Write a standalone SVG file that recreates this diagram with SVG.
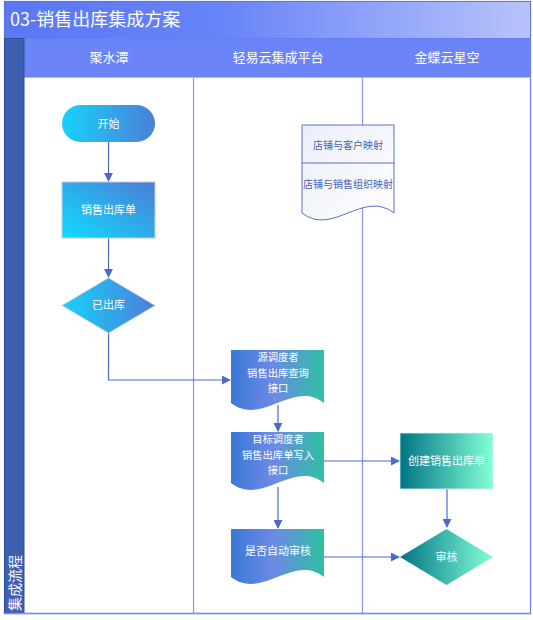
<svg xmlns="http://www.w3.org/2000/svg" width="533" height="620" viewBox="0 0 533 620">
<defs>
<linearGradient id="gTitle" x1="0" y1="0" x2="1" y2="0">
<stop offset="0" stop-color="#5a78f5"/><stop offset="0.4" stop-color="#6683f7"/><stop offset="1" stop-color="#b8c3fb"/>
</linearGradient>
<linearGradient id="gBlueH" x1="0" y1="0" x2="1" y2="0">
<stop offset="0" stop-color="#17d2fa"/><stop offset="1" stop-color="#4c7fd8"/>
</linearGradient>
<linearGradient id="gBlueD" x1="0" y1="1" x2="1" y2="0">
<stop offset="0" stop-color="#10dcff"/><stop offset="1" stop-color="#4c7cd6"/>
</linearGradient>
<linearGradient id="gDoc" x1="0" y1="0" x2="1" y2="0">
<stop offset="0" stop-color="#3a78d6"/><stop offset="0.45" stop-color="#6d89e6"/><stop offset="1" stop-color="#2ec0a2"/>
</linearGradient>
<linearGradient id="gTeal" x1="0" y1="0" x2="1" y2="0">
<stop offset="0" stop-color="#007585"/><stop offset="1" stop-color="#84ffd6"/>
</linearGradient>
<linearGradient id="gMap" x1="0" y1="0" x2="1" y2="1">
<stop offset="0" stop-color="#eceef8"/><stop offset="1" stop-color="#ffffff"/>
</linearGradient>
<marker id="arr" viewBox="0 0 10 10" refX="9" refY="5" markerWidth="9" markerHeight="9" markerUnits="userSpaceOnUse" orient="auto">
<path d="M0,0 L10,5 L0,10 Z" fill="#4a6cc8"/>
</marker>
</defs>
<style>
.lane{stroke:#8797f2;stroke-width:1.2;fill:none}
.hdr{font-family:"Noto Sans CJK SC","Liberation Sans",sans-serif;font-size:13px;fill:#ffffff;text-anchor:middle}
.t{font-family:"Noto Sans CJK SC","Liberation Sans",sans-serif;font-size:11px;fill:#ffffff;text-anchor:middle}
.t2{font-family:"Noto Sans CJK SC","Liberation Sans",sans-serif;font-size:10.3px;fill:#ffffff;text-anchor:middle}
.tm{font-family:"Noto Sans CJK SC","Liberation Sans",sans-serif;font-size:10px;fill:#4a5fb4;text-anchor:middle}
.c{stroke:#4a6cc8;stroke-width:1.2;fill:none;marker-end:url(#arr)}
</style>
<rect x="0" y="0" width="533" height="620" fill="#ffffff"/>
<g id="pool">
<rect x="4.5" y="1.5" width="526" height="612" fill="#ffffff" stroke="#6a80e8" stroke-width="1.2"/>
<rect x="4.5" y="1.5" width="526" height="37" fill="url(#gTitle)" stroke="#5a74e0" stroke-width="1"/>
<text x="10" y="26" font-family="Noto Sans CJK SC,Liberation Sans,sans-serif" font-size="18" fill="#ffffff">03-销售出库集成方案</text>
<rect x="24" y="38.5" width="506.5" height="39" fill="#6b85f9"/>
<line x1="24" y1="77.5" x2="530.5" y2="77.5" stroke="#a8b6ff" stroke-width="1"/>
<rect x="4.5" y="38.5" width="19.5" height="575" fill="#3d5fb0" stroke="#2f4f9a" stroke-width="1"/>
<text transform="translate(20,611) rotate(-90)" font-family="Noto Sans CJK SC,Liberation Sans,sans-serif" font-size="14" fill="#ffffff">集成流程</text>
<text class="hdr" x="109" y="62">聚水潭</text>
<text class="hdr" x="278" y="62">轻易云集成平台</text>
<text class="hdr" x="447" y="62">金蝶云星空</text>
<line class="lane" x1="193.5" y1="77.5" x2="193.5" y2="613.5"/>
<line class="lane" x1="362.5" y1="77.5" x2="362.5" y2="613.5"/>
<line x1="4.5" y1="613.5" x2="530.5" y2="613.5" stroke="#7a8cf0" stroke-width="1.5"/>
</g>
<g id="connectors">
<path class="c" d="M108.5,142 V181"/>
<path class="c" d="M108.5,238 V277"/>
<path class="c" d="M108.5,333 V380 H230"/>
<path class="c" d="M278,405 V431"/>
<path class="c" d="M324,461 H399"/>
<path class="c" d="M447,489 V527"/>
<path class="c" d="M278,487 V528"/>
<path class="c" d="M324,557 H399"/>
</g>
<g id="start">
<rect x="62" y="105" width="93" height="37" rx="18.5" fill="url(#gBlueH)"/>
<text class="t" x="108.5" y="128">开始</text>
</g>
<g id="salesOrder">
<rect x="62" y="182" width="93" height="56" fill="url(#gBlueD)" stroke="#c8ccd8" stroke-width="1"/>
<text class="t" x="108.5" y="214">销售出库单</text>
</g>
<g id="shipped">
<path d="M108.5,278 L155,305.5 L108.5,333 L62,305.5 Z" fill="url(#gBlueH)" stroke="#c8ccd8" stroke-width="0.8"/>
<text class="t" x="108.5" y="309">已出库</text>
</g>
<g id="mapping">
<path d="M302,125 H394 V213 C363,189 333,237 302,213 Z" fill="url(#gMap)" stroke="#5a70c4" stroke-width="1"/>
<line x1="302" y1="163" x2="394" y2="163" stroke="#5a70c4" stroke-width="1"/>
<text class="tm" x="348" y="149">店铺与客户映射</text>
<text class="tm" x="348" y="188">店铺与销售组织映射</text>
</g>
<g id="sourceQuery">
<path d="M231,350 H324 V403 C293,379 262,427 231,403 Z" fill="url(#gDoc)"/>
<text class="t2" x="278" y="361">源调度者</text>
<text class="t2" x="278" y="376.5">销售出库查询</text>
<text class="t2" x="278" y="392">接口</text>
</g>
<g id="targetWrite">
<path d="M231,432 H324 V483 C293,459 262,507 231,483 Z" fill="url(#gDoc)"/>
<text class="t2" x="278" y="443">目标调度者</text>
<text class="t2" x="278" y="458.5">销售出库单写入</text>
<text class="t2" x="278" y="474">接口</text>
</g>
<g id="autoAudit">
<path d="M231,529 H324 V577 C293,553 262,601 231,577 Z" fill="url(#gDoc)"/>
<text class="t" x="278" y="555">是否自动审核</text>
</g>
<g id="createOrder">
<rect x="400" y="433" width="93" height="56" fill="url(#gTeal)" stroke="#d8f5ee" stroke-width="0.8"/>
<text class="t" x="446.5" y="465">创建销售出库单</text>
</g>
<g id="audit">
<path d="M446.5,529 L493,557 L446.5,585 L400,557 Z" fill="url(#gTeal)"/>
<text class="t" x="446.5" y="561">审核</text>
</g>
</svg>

WHAT IS REQUIRED
Every line of the data should be copied as it stands, without the images.

RESULT
Write a standalone SVG file that recreates this diagram with SVG.
<svg xmlns="http://www.w3.org/2000/svg" width="533" height="620" viewBox="0 0 533 620">
<defs>
<linearGradient id="gTitle" x1="0" y1="0" x2="1" y2="0">
<stop offset="0" stop-color="#5a78f5"/><stop offset="0.4" stop-color="#6683f7"/><stop offset="1" stop-color="#b8c3fb"/>
</linearGradient>
<linearGradient id="gBlueH" x1="0" y1="0" x2="1" y2="0">
<stop offset="0" stop-color="#17d2fa"/><stop offset="1" stop-color="#4c7fd8"/>
</linearGradient>
<linearGradient id="gBlueD" x1="0" y1="1" x2="1" y2="0">
<stop offset="0" stop-color="#10dcff"/><stop offset="1" stop-color="#4c7cd6"/>
</linearGradient>
<linearGradient id="gDoc" x1="0" y1="0" x2="1" y2="0">
<stop offset="0" stop-color="#3a78d6"/><stop offset="0.45" stop-color="#6d89e6"/><stop offset="1" stop-color="#2ec0a2"/>
</linearGradient>
<linearGradient id="gTeal" x1="0" y1="0" x2="1" y2="0">
<stop offset="0" stop-color="#007585"/><stop offset="1" stop-color="#84ffd6"/>
</linearGradient>
<linearGradient id="gMap" x1="0" y1="0" x2="1" y2="1">
<stop offset="0" stop-color="#eceef8"/><stop offset="1" stop-color="#ffffff"/>
</linearGradient>
<marker id="arr" viewBox="0 0 10 10" refX="9" refY="5" markerWidth="9" markerHeight="9" markerUnits="userSpaceOnUse" orient="auto">
<path d="M0,0 L10,5 L0,10 Z" fill="#4a6cc8"/>
</marker>
</defs>
<style>
.lane{stroke:#8797f2;stroke-width:1.2;fill:none}
.hdr{font-family:"Noto Sans CJK SC","Liberation Sans",sans-serif;font-size:13px;fill:#ffffff;text-anchor:middle}
.t{font-family:"Noto Sans CJK SC","Liberation Sans",sans-serif;font-size:11px;fill:#ffffff;text-anchor:middle}
.t2{font-family:"Noto Sans CJK SC","Liberation Sans",sans-serif;font-size:10.3px;fill:#ffffff;text-anchor:middle}
.tm{font-family:"Noto Sans CJK SC","Liberation Sans",sans-serif;font-size:10px;fill:#4a5fb4;text-anchor:middle}
.c{stroke:#4a6cc8;stroke-width:1.2;fill:none;marker-end:url(#arr)}
</style>
<rect x="0" y="0" width="533" height="620" fill="#ffffff"/>
<g id="pool">
<rect x="4.5" y="1.5" width="526" height="612" fill="#ffffff" stroke="#6a80e8" stroke-width="1.2"/>
<rect x="4.5" y="1.5" width="526" height="37" fill="url(#gTitle)" stroke="#5a74e0" stroke-width="1"/>
<text x="10" y="26" font-family="Noto Sans CJK SC,Liberation Sans,sans-serif" font-size="18" fill="#ffffff">03-销售出库集成方案</text>
<rect x="24" y="38.5" width="506.5" height="39" fill="#6b85f9"/>
<line x1="24" y1="77.5" x2="530.5" y2="77.5" stroke="#a8b6ff" stroke-width="1"/>
<rect x="4.5" y="38.5" width="19.5" height="575" fill="#3d5fb0" stroke="#2f4f9a" stroke-width="1"/>
<text transform="translate(20,611) rotate(-90)" font-family="Noto Sans CJK SC,Liberation Sans,sans-serif" font-size="14" fill="#ffffff">集成流程</text>
<text class="hdr" x="109" y="62">聚水潭</text>
<text class="hdr" x="278" y="62">轻易云集成平台</text>
<text class="hdr" x="447" y="62">金蝶云星空</text>
<line class="lane" x1="193.5" y1="77.5" x2="193.5" y2="613.5"/>
<line class="lane" x1="362.5" y1="77.5" x2="362.5" y2="613.5"/>
<line x1="4.5" y1="613.5" x2="530.5" y2="613.5" stroke="#7a8cf0" stroke-width="1.5"/>
</g>
<g id="connectors">
<path class="c" d="M108.5,142 V181"/>
<path class="c" d="M108.5,238 V277"/>
<path class="c" d="M108.5,333 V380 H230"/>
<path class="c" d="M278,405 V431"/>
<path class="c" d="M324,461 H399"/>
<path class="c" d="M447,489 V527"/>
<path class="c" d="M278,487 V528"/>
<path class="c" d="M324,557 H399"/>
</g>
<g id="start">
<rect x="62" y="105" width="93" height="37" rx="18.5" fill="url(#gBlueH)"/>
<text class="t" x="108.5" y="128">开始</text>
</g>
<g id="salesOrder">
<rect x="62" y="182" width="93" height="56" fill="url(#gBlueD)" stroke="#c8ccd8" stroke-width="1"/>
<text class="t" x="108.5" y="214">销售出库单</text>
</g>
<g id="shipped">
<path d="M108.5,278 L155,305.5 L108.5,333 L62,305.5 Z" fill="url(#gBlueH)" stroke="#c8ccd8" stroke-width="0.8"/>
<text class="t" x="108.5" y="309">已出库</text>
</g>
<g id="mapping">
<path d="M302,125 H394 V213 C363,189 333,237 302,213 Z" fill="url(#gMap)" stroke="#5a70c4" stroke-width="1"/>
<line x1="302" y1="163" x2="394" y2="163" stroke="#5a70c4" stroke-width="1"/>
<text class="tm" x="348" y="149">店铺与客户映射</text>
<text class="tm" x="348" y="188">店铺与销售组织映射</text>
</g>
<g id="sourceQuery">
<path d="M231,350 H324 V403 C293,379 262,427 231,403 Z" fill="url(#gDoc)"/>
<text class="t2" x="278" y="361">源调度者</text>
<text class="t2" x="278" y="376.5">销售出库查询</text>
<text class="t2" x="278" y="392">接口</text>
</g>
<g id="targetWrite">
<path d="M231,432 H324 V483 C293,459 262,507 231,483 Z" fill="url(#gDoc)"/>
<text class="t2" x="278" y="443">目标调度者</text>
<text class="t2" x="278" y="458.5">销售出库单写入</text>
<text class="t2" x="278" y="474">接口</text>
</g>
<g id="autoAudit">
<path d="M231,529 H324 V577 C293,553 262,601 231,577 Z" fill="url(#gDoc)"/>
<text class="t" x="278" y="555">是否自动审核</text>
</g>
<g id="createOrder">
<rect x="400" y="433" width="93" height="56" fill="url(#gTeal)" stroke="#d8f5ee" stroke-width="0.8"/>
<text class="t" x="446.5" y="465">创建销售出库单</text>
</g>
<g id="audit">
<path d="M446.5,529 L493,557 L446.5,585 L400,557 Z" fill="url(#gTeal)"/>
<text class="t" x="446.5" y="561">审核</text>
</g>
</svg>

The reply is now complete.